_Challenge:_
Only the lines from the one with "Emit a Python" to the one with "fig = plt.figure(figsize=(W", both included, should be output, without any images.

_Dataset records:_
<<<<
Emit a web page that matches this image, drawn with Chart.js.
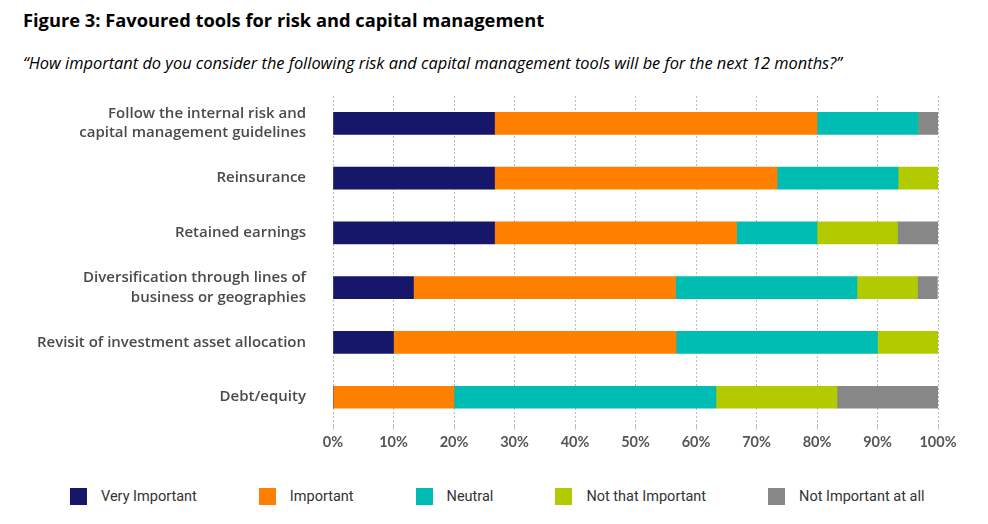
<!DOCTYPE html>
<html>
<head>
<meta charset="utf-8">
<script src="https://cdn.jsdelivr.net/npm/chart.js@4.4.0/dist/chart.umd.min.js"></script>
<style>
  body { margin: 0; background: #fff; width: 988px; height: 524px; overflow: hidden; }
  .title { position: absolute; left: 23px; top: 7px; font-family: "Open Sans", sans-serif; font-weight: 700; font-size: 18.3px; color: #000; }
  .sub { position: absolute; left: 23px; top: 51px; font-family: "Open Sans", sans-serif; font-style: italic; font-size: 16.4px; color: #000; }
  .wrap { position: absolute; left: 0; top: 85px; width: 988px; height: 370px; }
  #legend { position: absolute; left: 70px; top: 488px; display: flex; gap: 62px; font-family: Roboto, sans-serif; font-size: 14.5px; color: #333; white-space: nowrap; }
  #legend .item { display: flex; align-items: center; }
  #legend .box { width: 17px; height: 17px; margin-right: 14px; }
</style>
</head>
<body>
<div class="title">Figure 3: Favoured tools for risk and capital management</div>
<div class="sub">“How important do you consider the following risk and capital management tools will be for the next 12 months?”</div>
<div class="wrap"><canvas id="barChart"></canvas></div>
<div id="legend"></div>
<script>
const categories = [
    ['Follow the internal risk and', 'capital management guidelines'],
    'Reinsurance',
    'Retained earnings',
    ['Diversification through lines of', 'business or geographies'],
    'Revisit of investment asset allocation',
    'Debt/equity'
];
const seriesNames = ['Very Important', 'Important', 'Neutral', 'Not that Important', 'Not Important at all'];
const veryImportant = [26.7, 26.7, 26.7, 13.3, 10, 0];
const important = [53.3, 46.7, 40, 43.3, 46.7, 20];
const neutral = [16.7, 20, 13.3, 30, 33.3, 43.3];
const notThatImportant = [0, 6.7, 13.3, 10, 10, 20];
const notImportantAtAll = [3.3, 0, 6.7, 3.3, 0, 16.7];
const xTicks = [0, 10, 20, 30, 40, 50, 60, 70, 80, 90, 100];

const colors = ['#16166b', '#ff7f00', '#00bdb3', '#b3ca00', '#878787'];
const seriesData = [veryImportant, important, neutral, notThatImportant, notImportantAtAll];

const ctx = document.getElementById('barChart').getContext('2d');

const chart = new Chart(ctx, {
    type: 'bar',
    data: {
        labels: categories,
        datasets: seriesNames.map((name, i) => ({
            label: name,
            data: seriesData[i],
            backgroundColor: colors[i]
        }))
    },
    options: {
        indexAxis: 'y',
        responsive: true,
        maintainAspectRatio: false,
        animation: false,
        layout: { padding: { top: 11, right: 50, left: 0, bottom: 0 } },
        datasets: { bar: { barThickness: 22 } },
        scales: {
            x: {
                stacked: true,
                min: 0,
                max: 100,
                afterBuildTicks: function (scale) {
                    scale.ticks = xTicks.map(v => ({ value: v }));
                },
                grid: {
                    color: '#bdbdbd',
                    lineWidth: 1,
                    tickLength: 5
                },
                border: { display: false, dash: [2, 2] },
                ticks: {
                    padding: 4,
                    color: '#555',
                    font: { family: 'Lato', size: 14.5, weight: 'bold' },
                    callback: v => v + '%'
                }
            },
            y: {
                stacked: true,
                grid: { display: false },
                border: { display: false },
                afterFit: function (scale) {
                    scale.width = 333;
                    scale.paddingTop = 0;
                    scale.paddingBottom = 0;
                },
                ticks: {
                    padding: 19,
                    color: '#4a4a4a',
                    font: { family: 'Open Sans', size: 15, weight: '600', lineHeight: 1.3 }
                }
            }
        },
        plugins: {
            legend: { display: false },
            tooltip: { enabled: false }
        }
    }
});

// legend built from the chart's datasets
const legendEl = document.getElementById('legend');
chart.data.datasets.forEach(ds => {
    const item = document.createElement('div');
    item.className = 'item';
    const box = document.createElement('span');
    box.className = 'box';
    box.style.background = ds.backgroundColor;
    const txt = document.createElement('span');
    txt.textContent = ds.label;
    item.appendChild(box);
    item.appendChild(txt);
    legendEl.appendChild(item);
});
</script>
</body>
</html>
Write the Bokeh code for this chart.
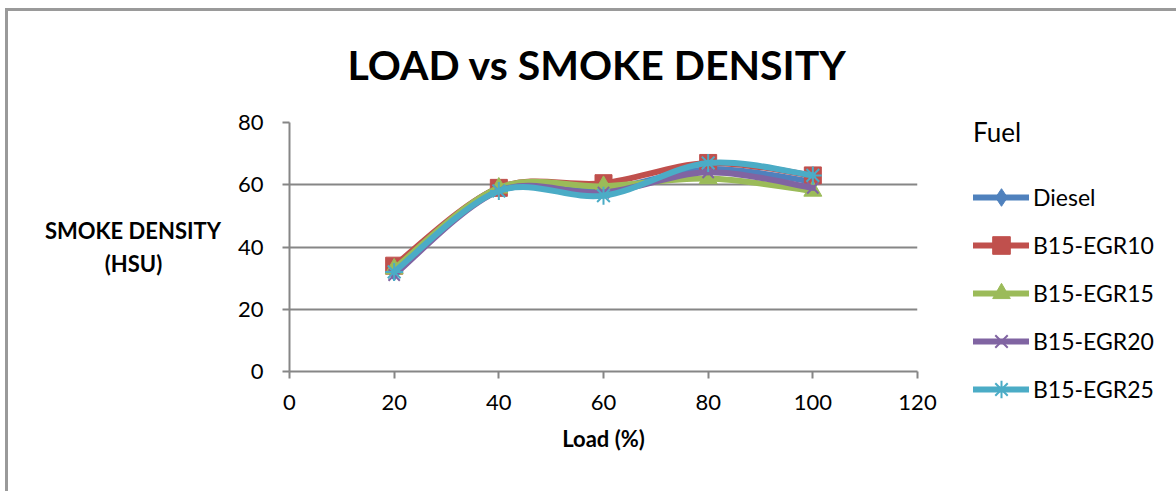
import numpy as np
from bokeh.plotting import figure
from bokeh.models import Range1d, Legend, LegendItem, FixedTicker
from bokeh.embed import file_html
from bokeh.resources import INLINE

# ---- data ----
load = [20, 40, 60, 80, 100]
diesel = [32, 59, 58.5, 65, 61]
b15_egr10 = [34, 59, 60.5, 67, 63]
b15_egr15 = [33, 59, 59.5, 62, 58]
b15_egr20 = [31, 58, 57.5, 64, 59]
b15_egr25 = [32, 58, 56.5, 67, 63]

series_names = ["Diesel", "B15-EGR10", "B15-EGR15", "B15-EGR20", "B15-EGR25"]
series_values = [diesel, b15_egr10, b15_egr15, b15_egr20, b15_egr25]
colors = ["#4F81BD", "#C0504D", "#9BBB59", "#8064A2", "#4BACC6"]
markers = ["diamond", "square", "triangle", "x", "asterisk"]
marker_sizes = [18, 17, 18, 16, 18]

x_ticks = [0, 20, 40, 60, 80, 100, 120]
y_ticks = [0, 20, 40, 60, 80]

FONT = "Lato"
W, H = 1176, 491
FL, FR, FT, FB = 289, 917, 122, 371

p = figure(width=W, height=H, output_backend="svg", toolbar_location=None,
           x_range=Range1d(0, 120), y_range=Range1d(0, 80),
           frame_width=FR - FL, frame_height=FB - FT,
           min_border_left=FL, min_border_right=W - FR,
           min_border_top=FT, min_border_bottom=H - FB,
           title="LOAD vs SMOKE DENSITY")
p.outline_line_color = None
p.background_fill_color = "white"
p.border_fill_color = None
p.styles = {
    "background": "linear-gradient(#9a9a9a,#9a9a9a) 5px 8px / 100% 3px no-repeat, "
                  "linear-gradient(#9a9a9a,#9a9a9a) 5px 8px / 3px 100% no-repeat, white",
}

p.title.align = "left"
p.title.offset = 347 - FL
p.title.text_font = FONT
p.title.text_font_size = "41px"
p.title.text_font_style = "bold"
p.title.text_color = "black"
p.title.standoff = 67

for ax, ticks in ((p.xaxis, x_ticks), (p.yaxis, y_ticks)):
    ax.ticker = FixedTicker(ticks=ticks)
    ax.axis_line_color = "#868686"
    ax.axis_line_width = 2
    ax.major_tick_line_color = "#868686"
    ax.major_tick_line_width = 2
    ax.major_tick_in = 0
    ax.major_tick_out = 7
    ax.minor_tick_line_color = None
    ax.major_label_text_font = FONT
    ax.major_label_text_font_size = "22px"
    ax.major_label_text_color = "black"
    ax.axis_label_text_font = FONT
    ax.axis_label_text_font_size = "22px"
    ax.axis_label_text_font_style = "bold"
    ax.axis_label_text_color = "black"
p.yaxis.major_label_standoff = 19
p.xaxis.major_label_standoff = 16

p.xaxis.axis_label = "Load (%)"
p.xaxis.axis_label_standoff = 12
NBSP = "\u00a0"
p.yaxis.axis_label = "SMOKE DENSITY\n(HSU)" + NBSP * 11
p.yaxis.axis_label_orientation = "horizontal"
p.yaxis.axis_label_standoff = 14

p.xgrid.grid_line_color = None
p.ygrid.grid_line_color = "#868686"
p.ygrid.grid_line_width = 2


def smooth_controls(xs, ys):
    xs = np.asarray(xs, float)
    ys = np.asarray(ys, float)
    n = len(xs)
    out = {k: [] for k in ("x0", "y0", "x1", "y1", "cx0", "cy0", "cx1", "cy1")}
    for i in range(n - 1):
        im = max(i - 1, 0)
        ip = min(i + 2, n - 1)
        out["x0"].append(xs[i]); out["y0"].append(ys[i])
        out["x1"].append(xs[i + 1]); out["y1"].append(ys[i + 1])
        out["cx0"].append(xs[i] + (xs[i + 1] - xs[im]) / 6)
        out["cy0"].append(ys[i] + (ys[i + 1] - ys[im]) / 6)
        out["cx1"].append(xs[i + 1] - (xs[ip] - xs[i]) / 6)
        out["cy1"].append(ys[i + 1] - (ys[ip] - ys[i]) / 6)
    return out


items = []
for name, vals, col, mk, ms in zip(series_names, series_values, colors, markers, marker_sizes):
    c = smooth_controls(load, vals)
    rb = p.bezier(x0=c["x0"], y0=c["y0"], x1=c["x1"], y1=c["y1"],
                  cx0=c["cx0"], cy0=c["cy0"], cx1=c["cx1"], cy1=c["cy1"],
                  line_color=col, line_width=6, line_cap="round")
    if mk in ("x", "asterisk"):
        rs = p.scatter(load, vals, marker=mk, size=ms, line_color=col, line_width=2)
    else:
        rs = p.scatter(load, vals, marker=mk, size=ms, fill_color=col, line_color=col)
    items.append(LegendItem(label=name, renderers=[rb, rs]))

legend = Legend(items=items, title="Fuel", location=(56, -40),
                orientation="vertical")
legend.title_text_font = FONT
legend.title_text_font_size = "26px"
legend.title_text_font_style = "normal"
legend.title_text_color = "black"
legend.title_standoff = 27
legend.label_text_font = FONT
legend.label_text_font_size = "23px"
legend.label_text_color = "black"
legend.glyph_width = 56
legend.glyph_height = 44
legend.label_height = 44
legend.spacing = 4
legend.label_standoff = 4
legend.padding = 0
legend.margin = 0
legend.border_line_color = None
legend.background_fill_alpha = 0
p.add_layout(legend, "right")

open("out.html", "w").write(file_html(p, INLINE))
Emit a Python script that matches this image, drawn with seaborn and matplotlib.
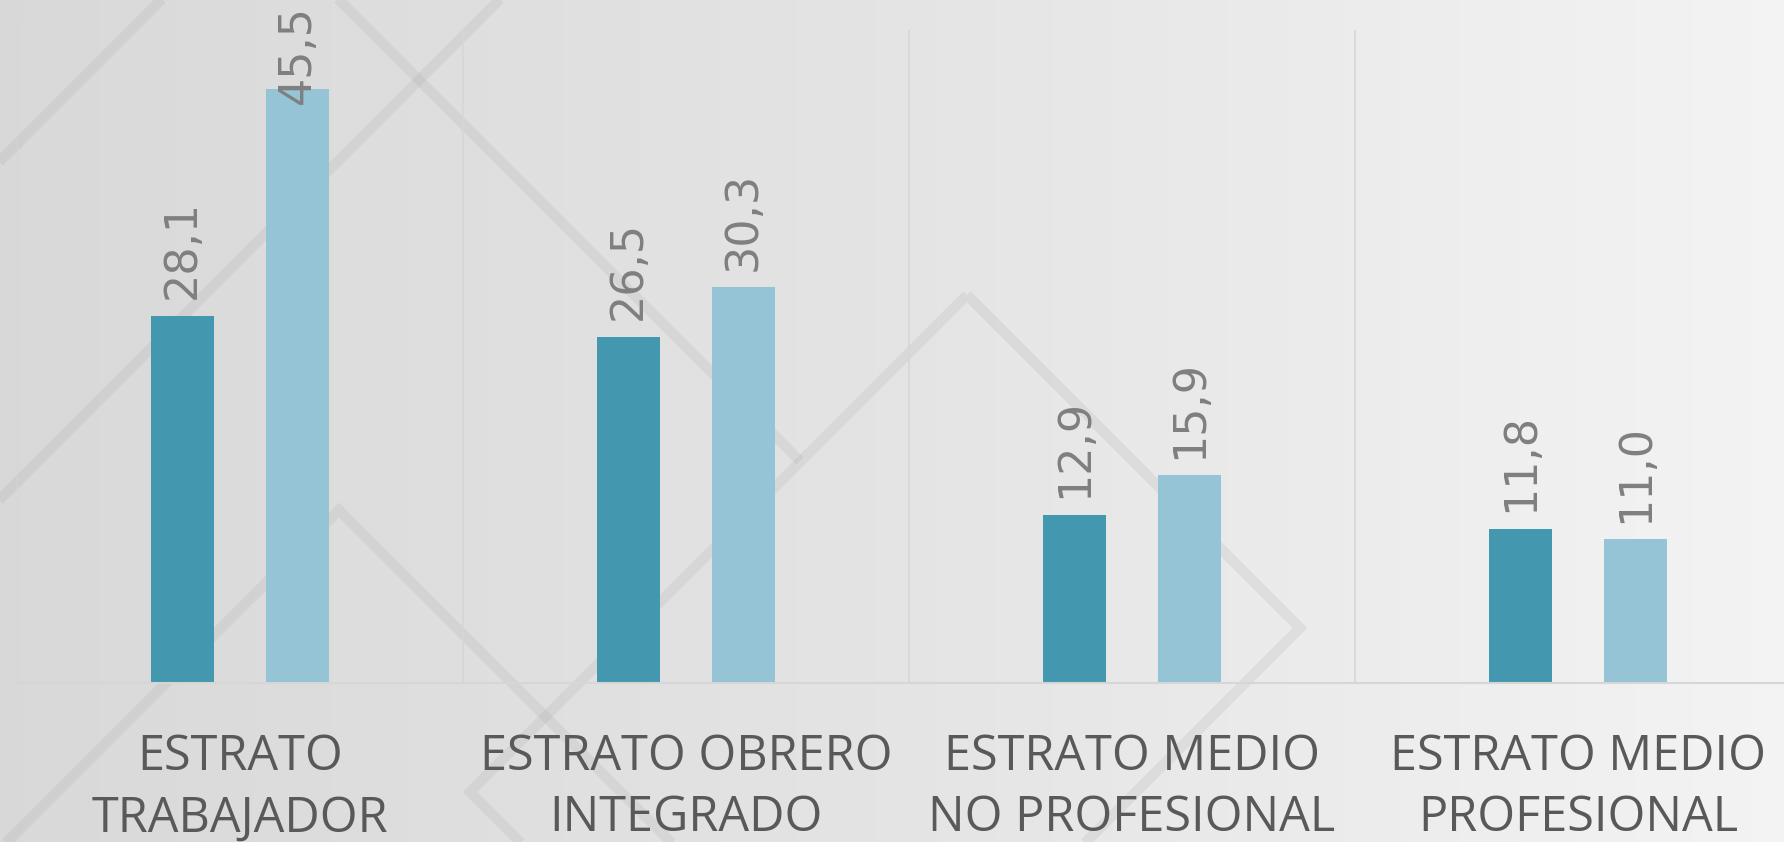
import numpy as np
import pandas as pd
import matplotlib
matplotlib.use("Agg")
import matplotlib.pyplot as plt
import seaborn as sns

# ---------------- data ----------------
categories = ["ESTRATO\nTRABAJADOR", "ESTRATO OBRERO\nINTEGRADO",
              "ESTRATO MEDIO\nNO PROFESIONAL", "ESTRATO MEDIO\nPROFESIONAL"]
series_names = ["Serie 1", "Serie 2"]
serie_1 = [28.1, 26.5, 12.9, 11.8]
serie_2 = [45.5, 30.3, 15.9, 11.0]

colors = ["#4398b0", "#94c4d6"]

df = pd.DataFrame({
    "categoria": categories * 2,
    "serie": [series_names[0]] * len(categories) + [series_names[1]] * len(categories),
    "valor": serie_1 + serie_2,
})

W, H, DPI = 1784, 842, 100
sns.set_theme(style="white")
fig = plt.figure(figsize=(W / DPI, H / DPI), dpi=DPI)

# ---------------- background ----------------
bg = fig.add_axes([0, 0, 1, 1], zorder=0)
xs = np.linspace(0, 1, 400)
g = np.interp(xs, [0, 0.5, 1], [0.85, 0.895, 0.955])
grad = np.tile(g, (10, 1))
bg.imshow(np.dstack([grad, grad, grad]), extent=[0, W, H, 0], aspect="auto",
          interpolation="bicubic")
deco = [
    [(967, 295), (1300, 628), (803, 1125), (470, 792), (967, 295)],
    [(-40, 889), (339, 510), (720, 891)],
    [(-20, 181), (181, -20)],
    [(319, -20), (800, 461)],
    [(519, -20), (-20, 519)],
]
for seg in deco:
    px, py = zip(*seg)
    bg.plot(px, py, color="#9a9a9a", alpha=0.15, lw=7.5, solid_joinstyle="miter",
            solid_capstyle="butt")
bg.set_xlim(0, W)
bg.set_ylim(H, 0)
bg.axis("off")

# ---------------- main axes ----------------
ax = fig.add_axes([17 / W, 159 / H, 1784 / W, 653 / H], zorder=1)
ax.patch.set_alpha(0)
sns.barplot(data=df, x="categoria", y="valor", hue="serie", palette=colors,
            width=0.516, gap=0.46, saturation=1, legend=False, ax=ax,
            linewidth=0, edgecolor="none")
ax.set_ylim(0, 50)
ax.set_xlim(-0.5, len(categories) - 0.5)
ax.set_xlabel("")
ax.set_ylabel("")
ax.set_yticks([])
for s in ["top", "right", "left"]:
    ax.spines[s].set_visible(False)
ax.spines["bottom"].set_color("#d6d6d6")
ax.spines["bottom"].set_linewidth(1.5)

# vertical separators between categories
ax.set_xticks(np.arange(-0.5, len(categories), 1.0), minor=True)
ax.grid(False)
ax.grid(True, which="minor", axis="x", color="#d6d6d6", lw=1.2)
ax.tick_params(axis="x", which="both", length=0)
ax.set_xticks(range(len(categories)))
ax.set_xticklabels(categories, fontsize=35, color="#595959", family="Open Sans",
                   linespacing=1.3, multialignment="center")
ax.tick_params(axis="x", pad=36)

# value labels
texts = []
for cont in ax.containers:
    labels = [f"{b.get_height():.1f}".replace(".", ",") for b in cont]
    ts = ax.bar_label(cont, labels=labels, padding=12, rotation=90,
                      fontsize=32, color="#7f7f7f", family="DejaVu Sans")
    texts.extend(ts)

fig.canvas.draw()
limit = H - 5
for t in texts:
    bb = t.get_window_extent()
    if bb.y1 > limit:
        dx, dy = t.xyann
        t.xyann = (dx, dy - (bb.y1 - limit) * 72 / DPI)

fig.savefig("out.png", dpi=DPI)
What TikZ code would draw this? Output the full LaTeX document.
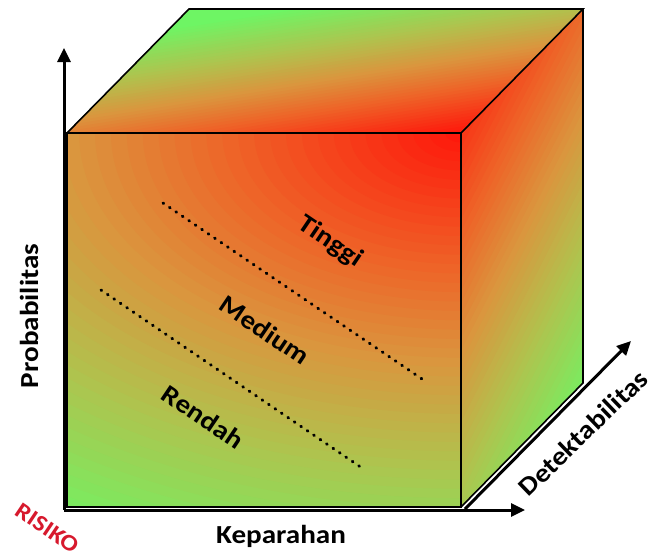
>>>>
_Complete response:_
Emit a Python script that matches this image, drawn with seaborn and matplotlib.
import numpy as np
import pandas as pd
import matplotlib
matplotlib.use("Agg")
import matplotlib.pyplot as plt
import seaborn as sns

# ---------------- data ----------------
categories = ["ESTRATO\nTRABAJADOR", "ESTRATO OBRERO\nINTEGRADO",
              "ESTRATO MEDIO\nNO PROFESIONAL", "ESTRATO MEDIO\nPROFESIONAL"]
series_names = ["Serie 1", "Serie 2"]
serie_1 = [28.1, 26.5, 12.9, 11.8]
serie_2 = [45.5, 30.3, 15.9, 11.0]

colors = ["#4398b0", "#94c4d6"]

df = pd.DataFrame({
    "categoria": categories * 2,
    "serie": [series_names[0]] * len(categories) + [series_names[1]] * len(categories),
    "valor": serie_1 + serie_2,
})

W, H, DPI = 1784, 842, 100
sns.set_theme(style="white")
fig = plt.figure(figsize=(W / DPI, H / DPI), dpi=DPI)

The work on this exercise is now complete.